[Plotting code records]
=-=-=

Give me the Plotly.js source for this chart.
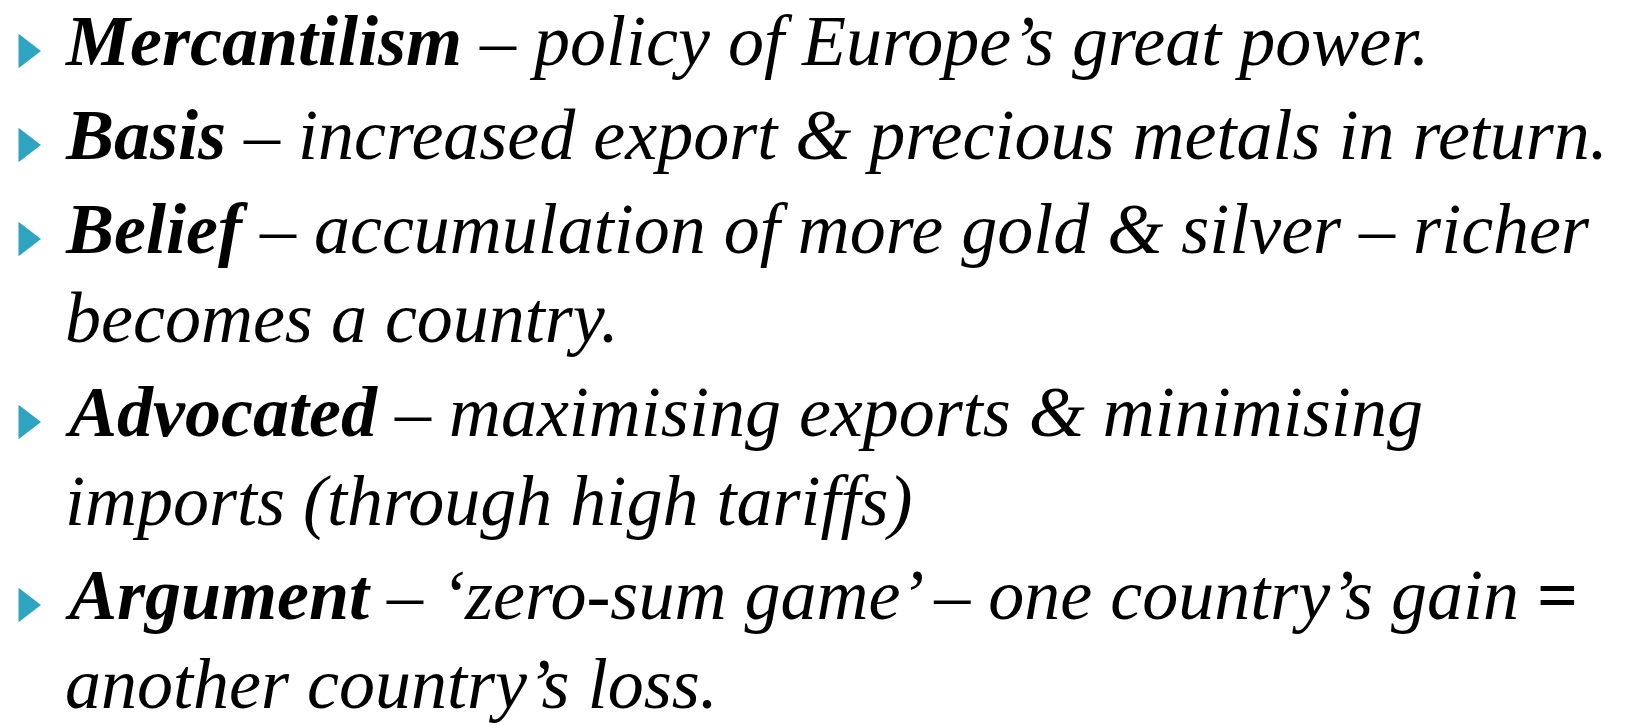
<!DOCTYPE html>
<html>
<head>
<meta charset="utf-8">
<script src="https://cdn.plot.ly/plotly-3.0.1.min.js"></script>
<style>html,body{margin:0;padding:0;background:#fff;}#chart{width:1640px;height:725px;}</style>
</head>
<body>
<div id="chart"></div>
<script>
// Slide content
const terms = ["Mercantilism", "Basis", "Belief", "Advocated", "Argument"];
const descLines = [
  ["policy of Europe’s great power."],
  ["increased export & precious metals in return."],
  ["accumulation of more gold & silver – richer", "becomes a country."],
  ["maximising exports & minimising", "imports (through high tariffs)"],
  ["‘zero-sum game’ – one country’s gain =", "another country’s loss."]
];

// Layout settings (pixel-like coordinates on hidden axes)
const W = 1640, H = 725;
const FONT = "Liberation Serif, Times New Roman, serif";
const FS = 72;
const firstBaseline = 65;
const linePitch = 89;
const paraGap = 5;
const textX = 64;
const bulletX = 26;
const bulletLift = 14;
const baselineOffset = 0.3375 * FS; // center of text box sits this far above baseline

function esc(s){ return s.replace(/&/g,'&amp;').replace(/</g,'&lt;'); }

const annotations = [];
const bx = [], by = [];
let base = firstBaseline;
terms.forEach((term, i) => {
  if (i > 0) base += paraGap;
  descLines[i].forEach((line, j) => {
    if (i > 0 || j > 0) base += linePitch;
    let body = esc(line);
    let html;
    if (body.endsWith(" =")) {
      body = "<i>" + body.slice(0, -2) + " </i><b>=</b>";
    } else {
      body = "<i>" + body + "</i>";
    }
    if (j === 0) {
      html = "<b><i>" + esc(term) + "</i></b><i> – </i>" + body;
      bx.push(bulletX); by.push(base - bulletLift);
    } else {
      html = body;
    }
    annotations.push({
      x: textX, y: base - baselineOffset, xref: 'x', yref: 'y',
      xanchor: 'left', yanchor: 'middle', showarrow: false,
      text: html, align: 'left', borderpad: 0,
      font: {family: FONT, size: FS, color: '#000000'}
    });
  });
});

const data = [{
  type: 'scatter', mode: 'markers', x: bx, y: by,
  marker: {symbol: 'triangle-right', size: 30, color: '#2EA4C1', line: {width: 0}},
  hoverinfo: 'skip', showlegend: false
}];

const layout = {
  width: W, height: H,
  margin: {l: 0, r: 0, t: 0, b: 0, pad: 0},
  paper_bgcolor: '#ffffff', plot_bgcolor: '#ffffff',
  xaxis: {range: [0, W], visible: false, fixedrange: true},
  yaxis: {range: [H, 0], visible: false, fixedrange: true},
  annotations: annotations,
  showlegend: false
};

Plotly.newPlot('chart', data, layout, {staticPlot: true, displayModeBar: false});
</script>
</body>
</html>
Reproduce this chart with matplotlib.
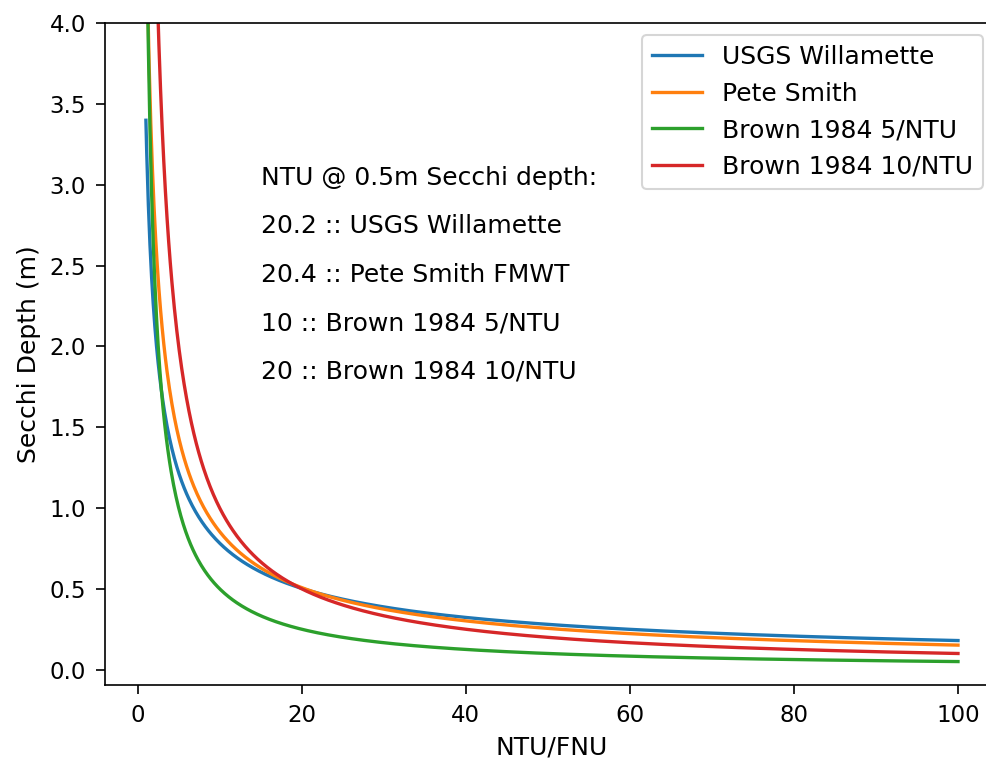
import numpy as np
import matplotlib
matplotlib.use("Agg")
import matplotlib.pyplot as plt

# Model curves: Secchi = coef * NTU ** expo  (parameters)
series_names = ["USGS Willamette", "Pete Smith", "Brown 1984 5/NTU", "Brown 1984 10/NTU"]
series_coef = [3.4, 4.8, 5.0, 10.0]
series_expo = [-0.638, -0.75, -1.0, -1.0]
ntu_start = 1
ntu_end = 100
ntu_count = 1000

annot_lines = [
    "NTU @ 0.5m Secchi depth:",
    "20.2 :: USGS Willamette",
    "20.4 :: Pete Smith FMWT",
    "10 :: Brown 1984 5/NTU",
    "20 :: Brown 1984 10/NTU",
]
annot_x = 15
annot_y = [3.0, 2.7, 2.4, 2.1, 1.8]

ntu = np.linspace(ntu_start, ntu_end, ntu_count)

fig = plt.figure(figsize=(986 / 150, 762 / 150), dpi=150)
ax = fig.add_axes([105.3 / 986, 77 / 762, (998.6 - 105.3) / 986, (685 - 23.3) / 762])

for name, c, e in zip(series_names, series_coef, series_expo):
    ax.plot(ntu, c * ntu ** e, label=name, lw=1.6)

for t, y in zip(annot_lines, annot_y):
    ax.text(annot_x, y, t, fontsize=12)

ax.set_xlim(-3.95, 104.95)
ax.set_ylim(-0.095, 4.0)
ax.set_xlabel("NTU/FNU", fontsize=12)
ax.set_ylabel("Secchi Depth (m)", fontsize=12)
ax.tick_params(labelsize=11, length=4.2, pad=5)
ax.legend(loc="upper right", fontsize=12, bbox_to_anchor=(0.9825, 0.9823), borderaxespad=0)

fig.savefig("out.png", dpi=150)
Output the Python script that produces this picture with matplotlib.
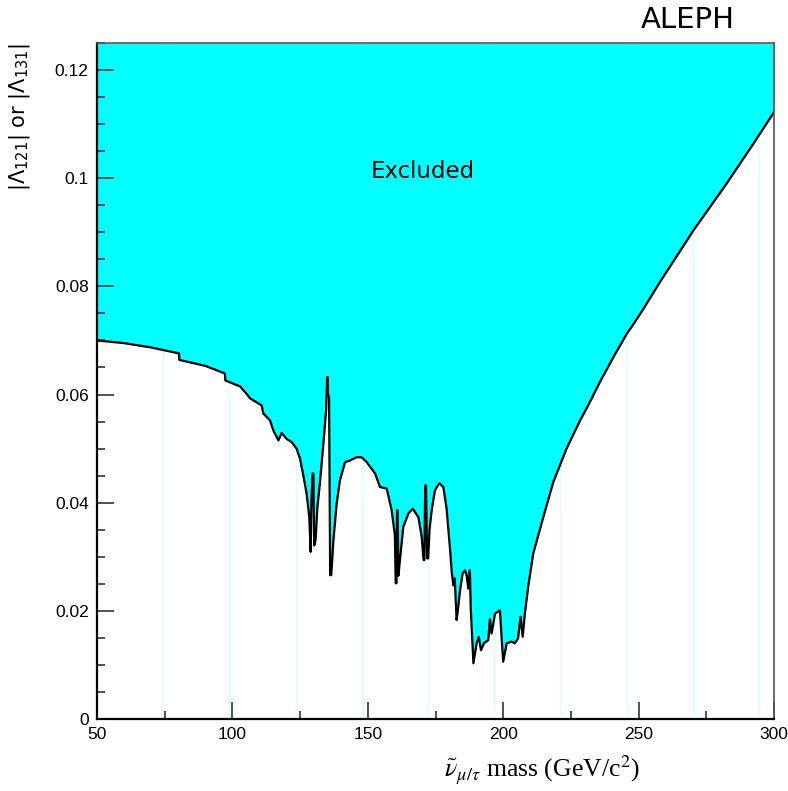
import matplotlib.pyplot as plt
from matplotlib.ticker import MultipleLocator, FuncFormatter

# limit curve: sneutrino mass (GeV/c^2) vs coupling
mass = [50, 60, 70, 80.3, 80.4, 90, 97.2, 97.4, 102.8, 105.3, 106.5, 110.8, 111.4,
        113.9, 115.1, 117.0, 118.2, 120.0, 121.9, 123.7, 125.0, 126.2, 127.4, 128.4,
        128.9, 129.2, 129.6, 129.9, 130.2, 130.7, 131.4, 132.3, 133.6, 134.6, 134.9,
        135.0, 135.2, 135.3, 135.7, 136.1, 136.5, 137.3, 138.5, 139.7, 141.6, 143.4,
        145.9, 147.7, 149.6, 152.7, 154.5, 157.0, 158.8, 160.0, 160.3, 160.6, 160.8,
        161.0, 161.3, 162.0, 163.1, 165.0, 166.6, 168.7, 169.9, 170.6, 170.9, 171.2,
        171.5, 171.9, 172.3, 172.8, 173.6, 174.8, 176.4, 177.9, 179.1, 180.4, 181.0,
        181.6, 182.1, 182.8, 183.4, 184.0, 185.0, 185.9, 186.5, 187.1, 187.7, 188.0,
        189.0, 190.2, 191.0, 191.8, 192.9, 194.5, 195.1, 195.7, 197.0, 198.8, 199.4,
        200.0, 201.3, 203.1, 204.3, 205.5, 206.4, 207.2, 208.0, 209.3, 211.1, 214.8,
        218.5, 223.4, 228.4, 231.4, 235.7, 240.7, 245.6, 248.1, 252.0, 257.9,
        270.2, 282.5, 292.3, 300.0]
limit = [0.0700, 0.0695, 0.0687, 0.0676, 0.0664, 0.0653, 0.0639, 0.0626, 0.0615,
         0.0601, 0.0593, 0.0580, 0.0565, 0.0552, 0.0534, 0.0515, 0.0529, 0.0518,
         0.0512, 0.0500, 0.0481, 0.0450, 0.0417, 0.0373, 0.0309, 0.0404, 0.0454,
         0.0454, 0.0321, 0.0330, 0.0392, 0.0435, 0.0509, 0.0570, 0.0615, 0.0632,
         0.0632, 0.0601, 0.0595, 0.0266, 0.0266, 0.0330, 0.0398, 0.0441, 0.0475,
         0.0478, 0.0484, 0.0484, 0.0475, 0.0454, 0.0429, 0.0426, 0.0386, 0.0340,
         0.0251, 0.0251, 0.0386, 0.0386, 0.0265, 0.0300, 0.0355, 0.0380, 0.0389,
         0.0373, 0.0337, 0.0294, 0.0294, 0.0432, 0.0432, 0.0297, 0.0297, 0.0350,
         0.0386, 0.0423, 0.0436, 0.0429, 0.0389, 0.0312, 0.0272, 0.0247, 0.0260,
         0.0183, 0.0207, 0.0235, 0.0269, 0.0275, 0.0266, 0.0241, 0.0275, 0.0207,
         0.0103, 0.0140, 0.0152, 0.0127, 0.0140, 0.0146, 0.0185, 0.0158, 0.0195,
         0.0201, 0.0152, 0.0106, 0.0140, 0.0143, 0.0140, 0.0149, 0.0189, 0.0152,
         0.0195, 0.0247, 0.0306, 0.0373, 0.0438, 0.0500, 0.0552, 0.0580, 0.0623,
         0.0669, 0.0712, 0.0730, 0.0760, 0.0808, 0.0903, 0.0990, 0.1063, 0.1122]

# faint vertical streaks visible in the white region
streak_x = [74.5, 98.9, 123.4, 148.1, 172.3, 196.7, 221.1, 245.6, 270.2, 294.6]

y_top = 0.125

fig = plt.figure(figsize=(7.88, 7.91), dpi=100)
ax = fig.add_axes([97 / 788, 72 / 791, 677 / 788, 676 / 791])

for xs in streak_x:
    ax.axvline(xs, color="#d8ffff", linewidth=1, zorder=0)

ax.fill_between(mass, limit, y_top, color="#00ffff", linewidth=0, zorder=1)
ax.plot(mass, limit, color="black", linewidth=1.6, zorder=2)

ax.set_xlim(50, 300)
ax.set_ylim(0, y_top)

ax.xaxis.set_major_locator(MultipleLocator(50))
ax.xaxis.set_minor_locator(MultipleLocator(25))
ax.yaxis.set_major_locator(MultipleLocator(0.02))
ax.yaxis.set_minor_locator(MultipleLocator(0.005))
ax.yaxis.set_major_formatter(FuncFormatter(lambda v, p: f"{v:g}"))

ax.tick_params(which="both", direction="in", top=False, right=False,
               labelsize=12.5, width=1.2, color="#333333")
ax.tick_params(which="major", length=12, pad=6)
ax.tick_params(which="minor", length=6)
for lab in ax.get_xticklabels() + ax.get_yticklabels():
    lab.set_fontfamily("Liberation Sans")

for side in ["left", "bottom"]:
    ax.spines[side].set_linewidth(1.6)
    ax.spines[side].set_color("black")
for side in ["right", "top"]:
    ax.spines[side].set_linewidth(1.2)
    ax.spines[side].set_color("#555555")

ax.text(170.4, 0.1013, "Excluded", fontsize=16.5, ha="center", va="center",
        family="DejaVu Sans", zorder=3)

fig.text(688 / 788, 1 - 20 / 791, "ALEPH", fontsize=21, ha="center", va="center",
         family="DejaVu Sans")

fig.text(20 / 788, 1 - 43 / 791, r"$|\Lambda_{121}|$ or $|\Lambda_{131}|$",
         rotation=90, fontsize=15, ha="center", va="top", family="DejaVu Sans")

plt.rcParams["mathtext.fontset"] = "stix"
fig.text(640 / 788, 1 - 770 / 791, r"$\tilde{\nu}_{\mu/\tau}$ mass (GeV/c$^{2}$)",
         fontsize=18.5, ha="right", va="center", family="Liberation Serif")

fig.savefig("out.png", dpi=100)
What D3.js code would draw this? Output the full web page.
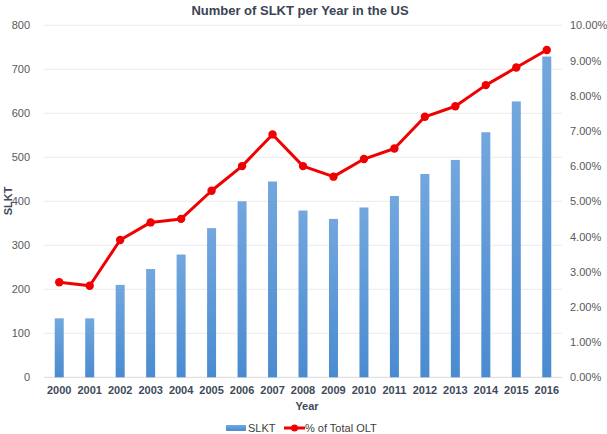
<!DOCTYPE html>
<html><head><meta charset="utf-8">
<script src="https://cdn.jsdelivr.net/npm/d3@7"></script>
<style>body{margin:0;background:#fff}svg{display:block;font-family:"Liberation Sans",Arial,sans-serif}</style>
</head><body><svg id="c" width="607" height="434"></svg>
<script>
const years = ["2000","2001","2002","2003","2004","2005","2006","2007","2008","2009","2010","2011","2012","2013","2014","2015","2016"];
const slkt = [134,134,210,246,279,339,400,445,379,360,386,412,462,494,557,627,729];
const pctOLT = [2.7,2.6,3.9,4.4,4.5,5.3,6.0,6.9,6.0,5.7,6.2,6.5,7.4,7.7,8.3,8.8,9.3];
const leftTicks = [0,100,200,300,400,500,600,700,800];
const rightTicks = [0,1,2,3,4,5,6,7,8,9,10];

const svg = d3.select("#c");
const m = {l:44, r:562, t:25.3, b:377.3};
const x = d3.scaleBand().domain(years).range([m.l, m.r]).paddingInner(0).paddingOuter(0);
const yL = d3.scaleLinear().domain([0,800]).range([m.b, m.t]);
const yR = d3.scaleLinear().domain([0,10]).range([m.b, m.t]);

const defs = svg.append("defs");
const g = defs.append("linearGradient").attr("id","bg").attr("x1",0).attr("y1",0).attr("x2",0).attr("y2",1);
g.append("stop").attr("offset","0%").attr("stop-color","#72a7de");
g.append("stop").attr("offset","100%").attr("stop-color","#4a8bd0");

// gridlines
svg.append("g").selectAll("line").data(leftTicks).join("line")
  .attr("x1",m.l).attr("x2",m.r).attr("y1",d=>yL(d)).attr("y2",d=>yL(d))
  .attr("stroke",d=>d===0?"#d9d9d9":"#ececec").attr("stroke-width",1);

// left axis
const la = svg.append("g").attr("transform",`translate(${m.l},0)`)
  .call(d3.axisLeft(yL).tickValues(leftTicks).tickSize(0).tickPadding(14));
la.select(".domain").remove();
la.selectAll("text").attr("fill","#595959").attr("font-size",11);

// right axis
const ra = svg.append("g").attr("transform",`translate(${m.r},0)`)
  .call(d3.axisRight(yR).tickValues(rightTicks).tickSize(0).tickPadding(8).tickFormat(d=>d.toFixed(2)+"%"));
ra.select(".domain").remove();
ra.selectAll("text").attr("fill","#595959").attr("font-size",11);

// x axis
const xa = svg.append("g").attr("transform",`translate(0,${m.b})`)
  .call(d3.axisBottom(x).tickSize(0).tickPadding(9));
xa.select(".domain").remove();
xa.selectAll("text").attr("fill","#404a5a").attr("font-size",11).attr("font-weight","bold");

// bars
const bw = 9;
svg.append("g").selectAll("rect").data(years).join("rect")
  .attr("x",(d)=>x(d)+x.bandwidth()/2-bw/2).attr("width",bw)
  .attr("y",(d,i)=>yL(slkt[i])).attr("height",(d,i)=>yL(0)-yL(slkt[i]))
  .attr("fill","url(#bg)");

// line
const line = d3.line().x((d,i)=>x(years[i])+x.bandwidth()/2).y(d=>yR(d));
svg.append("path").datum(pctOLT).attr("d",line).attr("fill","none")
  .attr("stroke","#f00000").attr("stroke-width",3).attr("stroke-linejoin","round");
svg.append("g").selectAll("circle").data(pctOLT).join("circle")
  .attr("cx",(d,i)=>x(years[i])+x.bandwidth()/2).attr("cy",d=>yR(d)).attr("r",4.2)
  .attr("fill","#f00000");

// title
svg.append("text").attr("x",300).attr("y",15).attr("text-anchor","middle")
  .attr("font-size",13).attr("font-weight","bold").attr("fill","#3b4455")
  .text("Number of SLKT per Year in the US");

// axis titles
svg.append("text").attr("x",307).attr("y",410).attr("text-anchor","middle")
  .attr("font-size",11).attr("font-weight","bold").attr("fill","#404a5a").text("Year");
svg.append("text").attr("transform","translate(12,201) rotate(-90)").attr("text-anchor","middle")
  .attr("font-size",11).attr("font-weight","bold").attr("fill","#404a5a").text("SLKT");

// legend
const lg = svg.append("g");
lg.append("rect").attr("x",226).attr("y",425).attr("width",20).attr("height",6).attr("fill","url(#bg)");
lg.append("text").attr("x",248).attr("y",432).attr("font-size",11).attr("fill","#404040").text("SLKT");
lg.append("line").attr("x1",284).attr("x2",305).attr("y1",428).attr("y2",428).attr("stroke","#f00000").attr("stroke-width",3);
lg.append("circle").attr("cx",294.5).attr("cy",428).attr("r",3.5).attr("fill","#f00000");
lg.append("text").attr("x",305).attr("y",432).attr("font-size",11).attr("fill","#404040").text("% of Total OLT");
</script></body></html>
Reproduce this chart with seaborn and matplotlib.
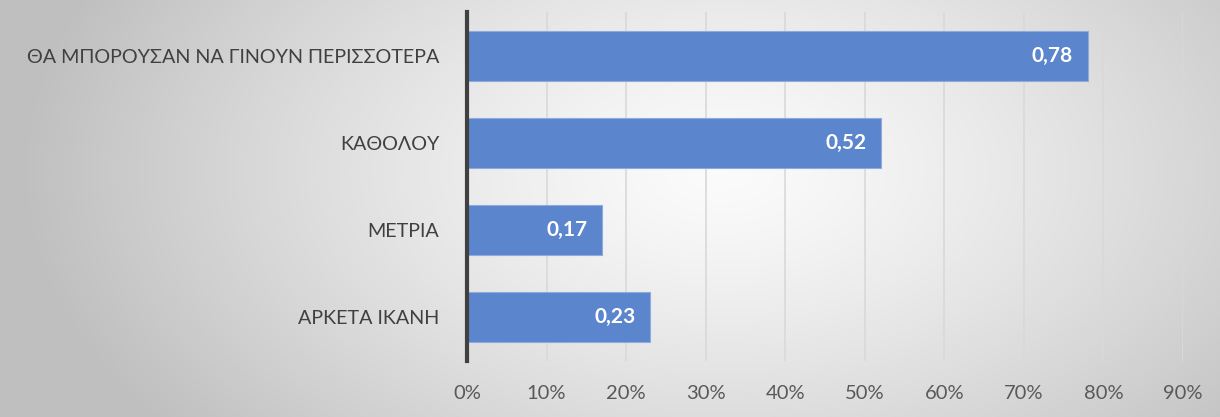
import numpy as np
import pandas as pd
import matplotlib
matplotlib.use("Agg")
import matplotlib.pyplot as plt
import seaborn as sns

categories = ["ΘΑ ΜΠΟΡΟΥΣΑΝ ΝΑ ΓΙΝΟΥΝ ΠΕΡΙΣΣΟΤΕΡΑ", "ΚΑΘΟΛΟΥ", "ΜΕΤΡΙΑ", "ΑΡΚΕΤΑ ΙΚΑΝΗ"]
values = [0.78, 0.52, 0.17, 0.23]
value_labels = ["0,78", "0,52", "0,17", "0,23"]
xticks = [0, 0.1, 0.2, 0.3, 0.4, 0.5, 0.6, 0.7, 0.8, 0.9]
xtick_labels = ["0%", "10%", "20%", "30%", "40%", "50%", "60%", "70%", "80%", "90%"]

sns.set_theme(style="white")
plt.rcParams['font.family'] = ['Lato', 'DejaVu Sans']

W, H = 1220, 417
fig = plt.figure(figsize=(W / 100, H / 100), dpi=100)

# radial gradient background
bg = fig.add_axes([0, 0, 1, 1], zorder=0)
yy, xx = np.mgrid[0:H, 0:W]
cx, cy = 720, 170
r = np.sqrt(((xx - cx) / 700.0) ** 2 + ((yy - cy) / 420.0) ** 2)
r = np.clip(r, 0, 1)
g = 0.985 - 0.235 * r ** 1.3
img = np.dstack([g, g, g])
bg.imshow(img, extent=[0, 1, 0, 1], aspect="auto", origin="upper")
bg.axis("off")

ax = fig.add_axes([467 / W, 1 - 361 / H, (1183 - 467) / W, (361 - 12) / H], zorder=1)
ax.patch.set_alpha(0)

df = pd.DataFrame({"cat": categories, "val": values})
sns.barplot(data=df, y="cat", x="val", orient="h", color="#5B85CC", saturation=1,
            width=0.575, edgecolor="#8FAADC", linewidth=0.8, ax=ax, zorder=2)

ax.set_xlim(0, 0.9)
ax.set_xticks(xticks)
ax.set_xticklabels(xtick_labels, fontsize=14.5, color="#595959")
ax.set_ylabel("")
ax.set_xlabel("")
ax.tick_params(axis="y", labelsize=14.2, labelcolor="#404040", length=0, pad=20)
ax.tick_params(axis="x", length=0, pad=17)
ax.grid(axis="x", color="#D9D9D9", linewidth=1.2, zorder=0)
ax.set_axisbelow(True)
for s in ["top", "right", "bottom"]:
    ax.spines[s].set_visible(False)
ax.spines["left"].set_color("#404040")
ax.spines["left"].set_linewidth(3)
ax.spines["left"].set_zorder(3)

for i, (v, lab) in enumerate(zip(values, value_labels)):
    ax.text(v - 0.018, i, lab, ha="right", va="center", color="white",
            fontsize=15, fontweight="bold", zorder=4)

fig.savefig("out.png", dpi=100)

=-=-=

→ **WORK TO COMPLETE**
Above are some entries. Restate word for word the lines from the one holding "Output the Python" through the one holding "from matplotlib.ticker import", but not the pictures.

→ **TASK ANSWER**
Output the Python script that produces this picture with matplotlib.
import matplotlib.pyplot as plt
from matplotlib.ticker import MultipleLocator, FuncFormatter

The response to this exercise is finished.